Shopify / ghostferry

The swiss army knife of live data migrations
https://shopify.github.io/ghostferry
MIT License
747 stars 70 forks source link

Some TLA+ suggestions #14

Open hwayne opened 6 years ago

hwayne commented 6 years ago

I ran across your spec and thought I'd give some tips on using TLA+ here!

Multiple Initial Starting States

SourceTable = InitialTable means you have to create a separate model for each different initial state. What we could instead do is say

CONSTANT TableCapacity
InitialTables == [1..TableCapacity -> PossibleRecords]

(*--algorithm
variables SourceTable \in InitialTables;

This sets the initial SourceTable to some possible InitialTable, meaning that a single model can now explore every single table of size TableCapacity. This also has a performance bonus, since by wrapping everything in a single model TLC can skip checking symmetric states.

If you don't need to account for gaps in your table, IE NoRecordHere isn't part of your specs then we can replace our InitialTables with

InitialTables == UNION {[1..tc -> Records]: tc \in 0..TableCapacity}

This now generates all tables of size TableCapacity or less. This means instead of writing <<r0, r1, NoRecordHere>> we write <<r0, r1>>.

ASSUME

If you do need NoRecordHere, instead of defining it as something TLC can't check, try doing this:

CONSTANT NoRecord
ASSUME NoRecord \notin Records

That signals the intent more clearly, and also doesn't require you to override the module. Instead you just make NoRecord a model value.

Indenting PlusCal Labels

You current have this:

binlog_loop: while (...) {
      binlog_read:   if (...) {
                       ...
      binlog_write:    ...
      binlog_upkey:    ...
    };
}

It's hard to tell if the labels are sublabels or side-by-side or what. Instead, try this:

binlog_loop: 
  while (...) {
    binlog_read:   
      if (...) {
        ...
        binlog_write: 
          ...
        binlog_upkey:    
          ...
    };
}

Now it's clear that binlog_write and binlog_upkey are siblings under binlog_read.

Hope these tips help!

shuhaowu commented 6 years ago

Thanks for the tips! This is the first real TLA+ spec I wrote so I appreciate any tips. I'll take a look at running this at some point in the near future.

I'm not sure if I can discount holes in the database, I suspect I can but I don't know how to prove it.

About the labels, I found it more clear this way as then all the code is lined up and indented similar to how actual code would be. I can then trace each label back to the code, although I'm still not quite sure what style I should adopt.

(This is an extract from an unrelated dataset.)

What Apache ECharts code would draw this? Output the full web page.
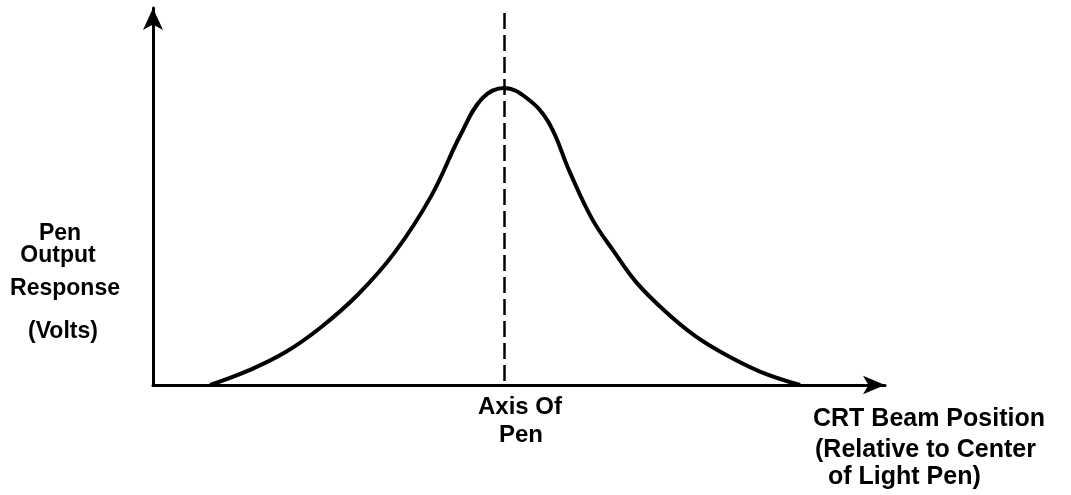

hwayne commented 6 years ago

Happy to help!

I'm not sure if I can discount holes in the database, I suspect I can but I don't know how to prove it.

One thing you can do is create separate models, one where you have holes and one where you don't. Since the latter would have one fewer "record", you can check it over a larger set of inputs in the same amount of time. You'd check the former with a smaller model and the latter with a larger one.

If you go this route, you could make a CONSTANT TableGenerator(_) operator and choose in the model whether it generates all length-n tuples of PossibleRecords or all possible tuples up to length-n.

Please let me know if you have any questions!